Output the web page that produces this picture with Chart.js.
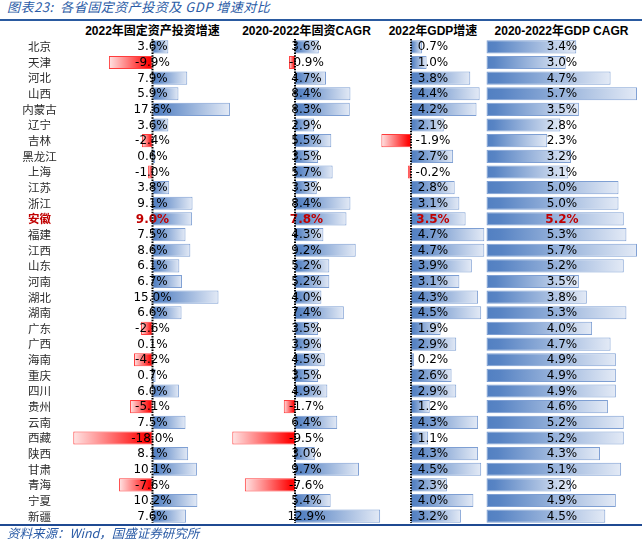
<!DOCTYPE html>
<html lang="zh">
<head>
<meta charset="UTF-8">
<title>各省固定资产投资及GDP增速对比</title>
<script src="https://cdn.jsdelivr.net/npm/chart.js"></script>
<style>
  body {
    margin: 0;
    width: 642px;
    height: 557px;
    background: #fff;
    position: relative;
    overflow: hidden;
    font-family: 'Liberation Sans', 'Noto Sans CJK SC', sans-serif;
  }
  .titulo {
    position: absolute;
    left: 7px;
    top: -1px;
    font-size: 13px;
    line-height: 16px;
    font-style: italic;
    letter-spacing: 0.5px;
    color: #2a5ba6;
    font-family: 'Noto Sans CJK SC', sans-serif;
  }
  .regla {
    position: absolute;
    left: 0;
    width: 642px;
    height: 2px;
    background: #2a5aa0;
  }
  .cabecera {
    position: absolute;
    top: 24px;
    font-size: 12px;
    line-height: 14px;
    font-weight: bold;
    color: #000;
    white-space: nowrap;
    transform: translateX(-50%);
  }
  .fuente {
    position: absolute;
    left: 7px;
    top: 525px;
    font-size: 12.5px;
    line-height: 16px;
    font-style: italic;
    color: #2a5ba6;
    font-family: 'Noto Sans CJK SC', sans-serif;
  }
  canvas {
    position: absolute;
    left: 0;
    top: 39px;
  }
</style>
</head>
<body>
  <div class="titulo">图表23:&nbsp; 各省固定资产投资及 GDP 增速对比</div>
  <div class="regla" style="top:19px"></div>
  <div class="cabecera" style="left:152.5px">2022年固定资产投资增速</div>
  <div class="cabecera" style="left:306.5px">2020-2022年固资CAGR</div>
  <div class="cabecera" style="left:433px">2022年GDP增速</div>
  <div class="cabecera" style="left:561.5px">2020-2022年GDP CAGR</div>
  <canvas id="tabla" width="642" height="485"></canvas>
  <div class="regla" style="top:524px; background:#1f4a92"></div>
  <div class="fuente">资料来源：Wind，国盛证券研究所</div>

<script>
  // datos (%)
  const provinces = ['北京', '天津', '河北', '山西', '内蒙古', '辽宁', '吉林', '黑龙江', '上海', '江苏',
    '浙江', '安徽', '福建', '江西', '山东', '河南', '湖北', '湖南', '广东', '广西', '海南', '重庆',
    '四川', '贵州', '云南', '西藏', '陕西', '甘肃', '青海', '宁夏', '新疆'];
  const faiGrowth2022 = [3.6, -9.9, 7.9, 5.9, 17.6, 3.6, -2.4, 0.6, -1.0, 3.8, 9.1, 9.0, 7.5, 8.6, 6.1,
    6.7, 15.0, 6.6, -2.6, 0.1, -4.2, 0.7, 6.0, -5.1, 7.5, -18.0, 8.1, 10.1, -7.6, 10.2, 7.6];
  const faiCagr = [3.6, -0.9, 4.7, 8.4, 8.3, 2.9, 5.5, 3.5, 5.7, 3.3, 8.4, 7.8, 4.3, 9.2, 5.2,
    5.2, 4.0, 7.4, 3.5, 3.9, 4.5, 3.5, 4.9, -1.7, 6.4, -9.5, 3.0, 9.7, -7.6, 5.4, 12.9];
  const gdpGrowth2022 = [0.7, 1.0, 3.8, 4.4, 4.2, 2.1, -1.9, 2.7, -0.2, 2.8, 3.1, 3.5, 4.7, 4.7, 3.9,
    3.1, 4.3, 4.5, 1.9, 2.9, 0.2, 2.6, 2.9, 1.2, 4.3, 1.1, 4.3, 4.5, 2.3, 4.0, 3.2];
  const gdpCagr = [3.4, 3.0, 4.7, 5.7, 3.5, 2.8, 2.3, 3.2, 3.1, 5.0, 5.0, 5.2, 5.3, 5.7, 5.2,
    3.5, 3.8, 5.3, 4.0, 4.7, 4.9, 4.9, 4.9, 4.6, 5.2, 5.2, 4.3, 5.1, 3.2, 4.9, 4.5];
  const highlight = '安徽';

  // columnas: posicion del cero, pixeles por punto, centro del texto
  const columnas = [
    { zero: 152.5, ppu: 4.4, texto: 152.5, eje: true },
    { zero: 295, ppu: 6.6, texto: 306.5, eje: true },
    { zero: 411, ppu: 15.6, texto: 433, eje: true },
    { zero: 486.5, ppu: 26.4, texto: 562, eje: false }
  ];
  const ANCHO = 642;
  const series = [faiGrowth2022, faiCagr, gdpGrowth2022, gdpCagr];

  function relleno(ctx) {
    if (ctx.type !== 'data') return 'transparent';
    const chart = ctx.chart;
    const scale = chart.scales[ctx.dataset.xAxisID];
    const v = ctx.raw;
    const x0 = scale.getPixelForValue(0);
    const x1 = scale.getPixelForValue(v);
    if (!isFinite(x0) || !isFinite(x1) || x0 === x1) return v < 0 ? '#ff0000' : '#5280c2';
    const g = chart.ctx.createLinearGradient(x0, 0, x1, 0);
    if (v < 0) {
      g.addColorStop(0, '#ff0000');
      g.addColorStop(0.1, '#ff0a0a');
      g.addColorStop(1, '#ffe4e4');
    } else {
      g.addColorStop(0, '#5280c2');
      g.addColorStop(0.1, '#5884c4');
      g.addColorStop(1, '#e3eaf6');
    }
    return g;
  }

  function borde(ctx) {
    return ctx.raw < 0 ? '#ff3c3c' : '#7e9fd3';
  }

  const escalas = {
    y: { type: 'category', display: false, offset: true, grid: { display: false } }
  };
  columnas.forEach((c, d) => {
    escalas['x' + d] = {
      type: 'linear',
      display: false,
      min: -c.zero / c.ppu,
      max: (ANCHO - c.zero) / c.ppu
    };
  });

  // textos de la tabla y lineas del cero
  const textoTabla = {
    id: 'textoTabla',
    afterDatasetsDraw(chart) {
      const { ctx, chartArea, scales } = chart;
      const y = scales.y;
      ctx.save();
      ctx.textAlign = 'center';
      ctx.textBaseline = 'middle';

      provinces.forEach((p, i) => {
        const hl = p === highlight;
        ctx.font = (hl ? 'bold ' : '') + '11.5px "Noto Sans CJK SC"';
        ctx.fillStyle = hl ? '#c00000' : '#2b2b2b';
        ctx.fillText(p, 39.5, y.getPixelForValue(i));
      });

      chart.data.datasets.forEach((ds, d) => {
        ds.data.forEach((v, i) => {
          const hl = provinces[i] === highlight;
          ctx.font = (hl ? 'bold ' : '') + '12px "DejaVu Sans"';
          ctx.fillStyle = hl ? '#c00000' : '#000000';
          ctx.fillText(v.toFixed(1) + '%', columnas[d].texto, y.getPixelForValue(i) + 0.5);
        });
      });

      ctx.setLineDash([1.5, 1.2]);
      ctx.lineWidth = 2;
      ctx.strokeStyle = '#000';
      columnas.forEach((c, d) => {
        if (!c.eje) return;
        const x = scales['x' + d].getPixelForValue(0);
        ctx.beginPath();
        ctx.moveTo(x, chartArea.top);
        ctx.lineTo(x, chartArea.bottom - 1);
        ctx.stroke();
      });
      ctx.restore();
    }
  };

  new Chart(document.getElementById('tabla').getContext('2d'), {
    type: 'bar',
    data: {
      labels: provinces,
      datasets: series.map((s, d) => ({
        data: s,
        xAxisID: 'x' + d,
        grouped: false,
        barPercentage: 0.84,
        categoryPercentage: 1,
        borderWidth: 1,
        borderSkipped: false,
        backgroundColor: relleno,
        borderColor: borde
      }))
    },
    options: {
      indexAxis: 'y',
      responsive: false,
      animation: false,
      layout: { padding: 0 },
      scales: escalas,
      plugins: {
        legend: { display: false },
        tooltip: { enabled: false }
      }
    },
    plugins: [textoTabla]
  });
</script>
</body>
</html>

TASK DESCRIPTION →
Transcribe the preceding listing in its entirety and with exact wording, leaving out pictures.

SOLUTION FOR THIS TASK →
Output the web page that produces this picture with Chart.js.
<!DOCTYPE html>
<html lang="zh">
<head>
<meta charset="UTF-8">
<title>各省固定资产投资及GDP增速对比</title>
<script src="https://cdn.jsdelivr.net/npm/chart.js"></script>
<style>
  body {
    margin: 0;
    width: 642px;
    height: 557px;
    background: #fff;
    position: relative;
    overflow: hidden;
    font-family: 'Liberation Sans', 'Noto Sans CJK SC', sans-serif;
  }
  .titulo {
    position: absolute;
    left: 7px;
    top: -1px;
    font-size: 13px;
    line-height: 16px;
    font-style: italic;
    letter-spacing: 0.5px;
    color: #2a5ba6;
    font-family: 'Noto Sans CJK SC', sans-serif;
  }
  .regla {
    position: absolute;
    left: 0;
    width: 642px;
    height: 2px;
    background: #2a5aa0;
  }
  .cabecera {
    position: absolute;
    top: 24px;
    font-size: 12px;
    line-height: 14px;
    font-weight: bold;
    color: #000;
    white-space: nowrap;
    transform: translateX(-50%);
  }
  .fuente {
    position: absolute;
    left: 7px;
    top: 525px;
    font-size: 12.5px;
    line-height: 16px;
    font-style: italic;
    color: #2a5ba6;
    font-family: 'Noto Sans CJK SC', sans-serif;
  }
  canvas {
    position: absolute;
    left: 0;
    top: 39px;
  }
</style>
</head>
<body>
  <div class="titulo">图表23:&nbsp; 各省固定资产投资及 GDP 增速对比</div>
  <div class="regla" style="top:19px"></div>
  <div class="cabecera" style="left:152.5px">2022年固定资产投资增速</div>
  <div class="cabecera" style="left:306.5px">2020-2022年固资CAGR</div>
  <div class="cabecera" style="left:433px">2022年GDP增速</div>
  <div class="cabecera" style="left:561.5px">2020-2022年GDP CAGR</div>
  <canvas id="tabla" width="642" height="485"></canvas>
  <div class="regla" style="top:524px; background:#1f4a92"></div>
  <div class="fuente">资料来源：Wind，国盛证券研究所</div>

<script>
  // datos (%)
  const provinces = ['北京', '天津', '河北', '山西', '内蒙古', '辽宁', '吉林', '黑龙江', '上海', '江苏',
    '浙江', '安徽', '福建', '江西', '山东', '河南', '湖北', '湖南', '广东', '广西', '海南', '重庆',
    '四川', '贵州', '云南', '西藏', '陕西', '甘肃', '青海', '宁夏', '新疆'];
  const faiGrowth2022 = [3.6, -9.9, 7.9, 5.9, 17.6, 3.6, -2.4, 0.6, -1.0, 3.8, 9.1, 9.0, 7.5, 8.6, 6.1,
    6.7, 15.0, 6.6, -2.6, 0.1, -4.2, 0.7, 6.0, -5.1, 7.5, -18.0, 8.1, 10.1, -7.6, 10.2, 7.6];
  const faiCagr = [3.6, -0.9, 4.7, 8.4, 8.3, 2.9, 5.5, 3.5, 5.7, 3.3, 8.4, 7.8, 4.3, 9.2, 5.2,
    5.2, 4.0, 7.4, 3.5, 3.9, 4.5, 3.5, 4.9, -1.7, 6.4, -9.5, 3.0, 9.7, -7.6, 5.4, 12.9];
  const gdpGrowth2022 = [0.7, 1.0, 3.8, 4.4, 4.2, 2.1, -1.9, 2.7, -0.2, 2.8, 3.1, 3.5, 4.7, 4.7, 3.9,
    3.1, 4.3, 4.5, 1.9, 2.9, 0.2, 2.6, 2.9, 1.2, 4.3, 1.1, 4.3, 4.5, 2.3, 4.0, 3.2];
  const gdpCagr = [3.4, 3.0, 4.7, 5.7, 3.5, 2.8, 2.3, 3.2, 3.1, 5.0, 5.0, 5.2, 5.3, 5.7, 5.2,
    3.5, 3.8, 5.3, 4.0, 4.7, 4.9, 4.9, 4.9, 4.6, 5.2, 5.2, 4.3, 5.1, 3.2, 4.9, 4.5];
  const highlight = '安徽';

  // columnas: posicion del cero, pixeles por punto, centro del texto
  const columnas = [
    { zero: 152.5, ppu: 4.4, texto: 152.5, eje: true },
    { zero: 295, ppu: 6.6, texto: 306.5, eje: true },
    { zero: 411, ppu: 15.6, texto: 433, eje: true },
    { zero: 486.5, ppu: 26.4, texto: 562, eje: false }
  ];
  const ANCHO = 642;
  const series = [faiGrowth2022, faiCagr, gdpGrowth2022, gdpCagr];

  function relleno(ctx) {
    if (ctx.type !== 'data') return 'transparent';
    const chart = ctx.chart;
    const scale = chart.scales[ctx.dataset.xAxisID];
    const v = ctx.raw;
    const x0 = scale.getPixelForValue(0);
    const x1 = scale.getPixelForValue(v);
    if (!isFinite(x0) || !isFinite(x1) || x0 === x1) return v < 0 ? '#ff0000' : '#5280c2';
    const g = chart.ctx.createLinearGradient(x0, 0, x1, 0);
    if (v < 0) {
      g.addColorStop(0, '#ff0000');
      g.addColorStop(0.1, '#ff0a0a');
      g.addColorStop(1, '#ffe4e4');
    } else {
      g.addColorStop(0, '#5280c2');
      g.addColorStop(0.1, '#5884c4');
      g.addColorStop(1, '#e3eaf6');
    }
    return g;
  }

  function borde(ctx) {
    return ctx.raw < 0 ? '#ff3c3c' : '#7e9fd3';
  }

  const escalas = {
    y: { type: 'category', display: false, offset: true, grid: { display: false } }
  };
  columnas.forEach((c, d) => {
    escalas['x' + d] = {
      type: 'linear',
      display: false,
      min: -c.zero / c.ppu,
      max: (ANCHO - c.zero) / c.ppu
    };
  });

  // textos de la tabla y lineas del cero
  const textoTabla = {
    id: 'textoTabla',
    afterDatasetsDraw(chart) {
      const { ctx, chartArea, scales } = chart;
      const y = scales.y;
      ctx.save();
      ctx.textAlign = 'center';
      ctx.textBaseline = 'middle';

      provinces.forEach((p, i) => {
        const hl = p === highlight;
        ctx.font = (hl ? 'bold ' : '') + '11.5px "Noto Sans CJK SC"';
        ctx.fillStyle = hl ? '#c00000' : '#2b2b2b';
        ctx.fillText(p, 39.5, y.getPixelForValue(i));
      });

      chart.data.datasets.forEach((ds, d) => {
        ds.data.forEach((v, i) => {
          const hl = provinces[i] === highlight;
          ctx.font = (hl ? 'bold ' : '') + '12px "DejaVu Sans"';
          ctx.fillStyle = hl ? '#c00000' : '#000000';
          ctx.fillText(v.toFixed(1) + '%', columnas[d].texto, y.getPixelForValue(i) + 0.5);
        });
      });

      ctx.setLineDash([1.5, 1.2]);
      ctx.lineWidth = 2;
      ctx.strokeStyle = '#000';
      columnas.forEach((c, d) => {
        if (!c.eje) return;
        const x = scales['x' + d].getPixelForValue(0);
        ctx.beginPath();
        ctx.moveTo(x, chartArea.top);
        ctx.lineTo(x, chartArea.bottom - 1);
        ctx.stroke();
      });
      ctx.restore();
    }
  };

  new Chart(document.getElementById('tabla').getContext('2d'), {
    type: 'bar',
    data: {
      labels: provinces,
      datasets: series.map((s, d) => ({
        data: s,
        xAxisID: 'x' + d,
        grouped: false,
        barPercentage: 0.84,
        categoryPercentage: 1,
        borderWidth: 1,
        borderSkipped: false,
        backgroundColor: relleno,
        borderColor: borde
      }))
    },
    options: {
      indexAxis: 'y',
      responsive: false,
      animation: false,
      layout: { padding: 0 },
      scales: escalas,
      plugins: {
        legend: { display: false },
        tooltip: { enabled: false }
      }
    },
    plugins: [textoTabla]
  });
</script>
</body>
</html>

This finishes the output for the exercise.